Having an emergency fund could spare you the cost and stress of racking up debt when a need for money arises out of the blue. But the money in your savings account might eventually run out on you. Or, it might quickly run out if you encounter a major home repair issue or another large expense.
But what if your emergency savings run out and you need money before you’ve had a chance to rebuild? At that point, borrowing might be your only option. But there’s one route that may be less financially painful than others.
A personal loan could come to your rescue
You might start with an $8,000 emergency fund only to have to spend that entire sum to replace your car’s transmission. If you then run into a $5,000 home repair a few months later, you may have no choice but to borrow to cover it.
At first, whipping out your credit card might seem like the best solution. But a personal loan could be a better choice for a couple of reasons.
First, the interest rate on your personal loan may be considerably lower than what a credit card will charge you. And also, that interest rate will generally be fixed.
With a credit card, your interest rate may be variable, and that could easily drive up the cost of your monthly payments over time. But with a personal loan, you get the benefit of fixed, predictable monthly payments. And having those could make it easier to not only keep up with your debt but figure out a budget that allows you to work on replenishing your emergency fund at the same time.
Plus, personal loans are extremely flexible in that they can be used for any purpose. You could even take one out to consolidate credit card debt.
Is a personal loan the right choice for you?
If you’re out of emergency savings and own a home, borrowing against it might cost less from an interest rate perspective than signing a personal loan.

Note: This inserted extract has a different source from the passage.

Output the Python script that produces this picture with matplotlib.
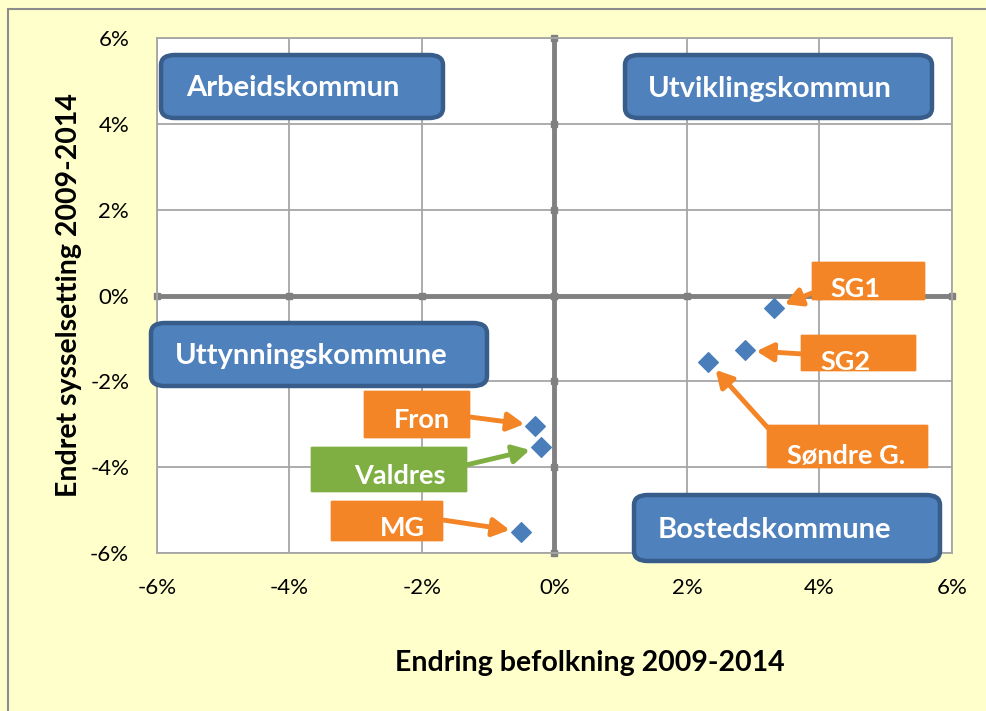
import matplotlib
matplotlib.use("Agg")
import matplotlib.pyplot as plt
from matplotlib.patches import FancyBboxPatch, Rectangle
from matplotlib.ticker import PercentFormatter

plt.rcParams['font.family'] = ['Lato', 'DejaVu Sans']
plt.rcParams['axes.unicode_minus'] = False

# Data (percent)
names = ["SG1", "SG2", "Søndre G.", "Fron", "Valdres", "MG"]
pop_change = [3.32, 2.88, 2.32, -0.29, -0.21, -0.51]
emp_change = [-0.30, -1.28, -1.54, -3.03, -3.54, -5.50]
ticks = [-6, -4, -2, 0, 2, 4, 6]
quadrants = ["Arbeidskommun", "Utviklingskommun", "Uttynningskommune", "Bostedskommune"]

W, H = 987, 711
fig = plt.figure(figsize=(W / 100, H / 100), dpi=100)
fig.patch.set_facecolor('#FFFFCC')
# outer border
fig.add_artist(Rectangle((8.5 / W, -0.1), 1.2, 1.1 - 8.5 / H, transform=fig.transFigure,
                         fill=False, edgecolor='#8C8C8C', lw=1.5))

L, R, T, B = 157, 952, 38, 553
ax = fig.add_axes([L / W, 1 - B / H, (R - L) / W, (B - T) / H])
ax.set_facecolor('white')
ax.set_xlim(-6, 6)
ax.set_ylim(-6, 6)
ax.set_xticks(ticks)
ax.set_yticks(ticks)
ax.xaxis.set_major_formatter(PercentFormatter(decimals=0))
ax.yaxis.set_major_formatter(PercentFormatter(decimals=0))
ax.grid(True, color='#A6A6A6', lw=1.3)
ax.set_axisbelow(True)
for s in ax.spines.values():
    s.set_color('#A6A6A6')
    s.set_linewidth(1.3)
ax.tick_params(length=0, labelsize=16, colors='black')
ax.tick_params(axis='x', pad=18)
ax.tick_params(axis='y', pad=20)
ax.axhline(0, color='#808080', lw=3.5, zorder=2)
ax.axvline(0, color='#808080', lw=3.5, zorder=2)
# tick stubs on zero axes
ax.plot(ticks, [0] * len(ticks), ls='none', marker='s', ms=5, color='#808080', zorder=2, clip_on=False)
ax.plot([0] * len(ticks), ticks, ls='none', marker='s', ms=5, color='#808080', zorder=2, clip_on=False)

ax.set_xlabel("Endring befolkning 2009-2014", fontsize=20.5, fontweight='bold', color='black')
ax.xaxis.set_label_coords((590 - L) / (R - L), (B - 650) / (B - T))
ax.set_ylabel("Endret sysselsetting 2009-2014", fontsize=20.5, fontweight='bold', labelpad=6, color='black')

ax.scatter(pop_change, emp_change, marker='D', s=100, color='#4A7EBB', zorder=5)


def px2fig(x, y):
    return x / W, 1 - y / H


def box(x0, y0, x1, y1, fc, ec, lw, rad):
    fx0, fy1 = px2fig(x0, y0)
    fx1, fy0 = px2fig(x1, y1)
    p = FancyBboxPatch((fx0, fy0), fx1 - fx0, fy1 - fy0,
                       boxstyle=f"round,pad=0,rounding_size={rad}",
                       transform=fig.transFigure, facecolor=fc, edgecolor=ec, lw=lw, zorder=6)
    fig.add_artist(p)


# quadrant boxes (pixel extents)
qboxes = [(161, 55, 443, 118, 186), (625, 55, 932, 118, 648),
          (151, 323, 487, 386, 175), (634, 495, 940, 561, 658)]
for name, (x0, y0, x1, y1, tx) in zip(quadrants, qboxes):
    box(x0, y0, x1, y1, '#4F81BD', '#385D8A', 3.2, 0.014)
    fx, fy = px2fig(tx, (y0 + y1) / 2 + 2)
    fig.text(fx, fy, name, color='white', fontsize=21, fontweight='bold', va='center', ha='left', zorder=7)

# label boxes: (x0, y0, x1, y1, text_cx, text_cy, color, arrow start px)
lboxes = [
    (812, 262, 925, 300, 855, 289, '#F38526', (812, 293)),
    (801, 335, 916, 371, 845, 362, '#F38526', (803, 354)),
    (767, 425, 928, 468, 846, 456, '#F38526', (768, 428)),
    (364, 391, 470, 438, 422, 420, '#F38526', (470, 417)),
    (311, 447, 467, 492, 400, 476, '#7FAF42', (466, 465)),
    (331, 501, 443, 541, 402, 528, '#F38526', (443, 520)),
]
for name, (x0, y0, x1, y1, tcx, tcy, c, st), px, py in zip(names, lboxes, pop_change, emp_change):
    box(x0, y0, x1, y1, c, c, 0.5, 0.001)
    fx, fy = px2fig(tcx, tcy)
    fig.text(fx, fy, name, color='white', fontsize=19.5, fontweight='bold', va='center', ha='center', zorder=7)
    sx, sy = px2fig(*st)
    ax.annotate('', xy=(px, py), xycoords='data', xytext=(sx, sy), textcoords='figure fraction',
                arrowprops=dict(arrowstyle='-|>,head_length=1.0,head_width=0.55', color=c, lw=3.5,
                                shrinkA=0, shrinkB=8), zorder=6)

fig.savefig("out.png", dpi=100, facecolor=fig.get_facecolor())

But if you don’t have a home of your own, then a personal loan could be a cost-effective option, provided you have good credit.
Personal loans are unsecured, so they’re not tied to a specific asset that can be used as collateral. As such, the lenders that write these loans take on a fair amount of risk.
But the higher your credit score, the less risky a borrower you are to a lender. And that could result in an interest rate that makes your loan affordable.
As of the first quarter of 2023, U.S. personal loan balances had risen to $225 billion, according to data from TransUnion. So clearly, they’re a pretty popular borrowing option. And so while it’s always more ideal to dip into savings to cover an unplanned bill than to borrow for one, if your cash reserves have been depleted, it could make sense to shop around for a personal loan to cover the expense you’re suddenly saddled with.